Wikipedia says something like this

Aggregate classes
An aggregate class is a class with no user-declared constructors, no private or protected non-static data members, no base classes, and no virtual functions[1]. Such a class can be initialized with a brace-enclosed comma-separated list of initializer-clauses. The following code has the same semantics in both C and C++:

struct C
{
  int a;
  double b;
};
 
struct D
{
  int a; 
  double b;
  C c;
};
 
// initialize an object of type C with an initializer-list
C c = { 1, 2 };
 
// D has a sub-aggregate of type C. In such cases initializer-clauses can be nested
D d = { 10, 20, { 1, 2 } };

if i have something like this :
struct C c[4];
how will i fill the items of that array?
c[0] = ?????

Thanks inadvance

>An aggregate class is [...]
Also known as a POD (plain old data) type.

>how will i fill the items of that array?
If you want to initialize it with a list like with the single C object, it's just the nested equivalent (really no different in principle from how you initialized d):

struct C c[4] = {
  {1, 2},
  {3, 4},
  {5, 6},
  {7, 8}
};

After the array is initialized (whether you use an initializer or not), you can't use an initializer later on because they're only allowed in definitions, so this is illegal:

C c[4];

c[0] = {1, 2};

In such a case you would need to manually fill out the data members:

C c[4];

c[0].a = 1;
c[0].b = 2;
commented: without her it would be so hard +3

Thank you so much Julienne, you saved me lots of time.
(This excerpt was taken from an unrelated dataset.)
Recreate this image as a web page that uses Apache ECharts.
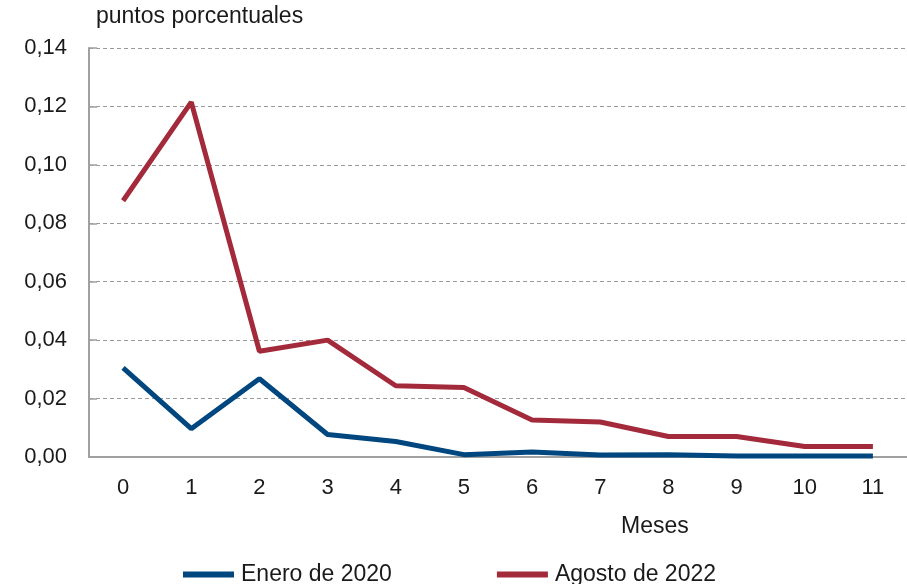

I think i have a problem with it, to make a demonstration i created two files as test.h and test.cpp.

test.h :

class test
{
  public:
    test();
  struct deneme
  {
    int a;
    int b;
  };
 struct deneme denemeler[5];
};

test.cpp :

#include "test.h"
#include <iostream>
using namespace std;
test::test()
{
 struct deneme denemeler[5] = {{1,2},{3,4},{5,6},{7,8},{9,10}};
}

int main()
{
  test myTest;
  for(int i=0;i<5;i++)
  {
    cout << myTest.denemeler[i].a << endl;
  }
  return 0;
}

when i run the code the output is as follows :

-559038737
-559038737
1
-559038737
536874698

why do i see this?

if i do it in the same file without declaring it as a class member it works perfectly :

test2.cpp :

#include <iostream>
using namespace std;

struct deneme
{
  int a;
  int b;
};

struct deneme denemeler[5]= {{1,2},{3,4},{5,6},{7,8},{9,10}};


int main()
{
for(int i=0;i<5;i++)
  {
    cout << denemeler[i].a << endl;
  }
  return 0;

  
}

output is as follows :

1
3
5
7
9

but i have to declare that member in my class header file then fill it in my class definition file, how will i do that?

test::test()
{
 struct deneme denemeler[5] = {{1,2},{3,4},{5,6},{7,8},{9,10}};
}

I think that the above function is defining a new denemeler of deneme type and then as the constructor ends it gets destroyed.

Hence you loose those values. After that your actual denemeler member doesnt contain any value. So hence it returns out other numbers.


I guess you should define an "=" operator for your struct and perform a copy in the constructor

test::test()
{
 struct deneme denemeler2[5] = {{1,2},{3,4},{5,6},{7,8},{9,10}};
int x=0;
while(x<5)
{
denemeler[x]=denemeler2[x];
}
}

>why do i see this?
You've indirectly discovered a limitation of using arrays as class members. You can't initialize them with arbitrary data. The only way to "initialize" an array member is through assignment as Sky Diploma suggested.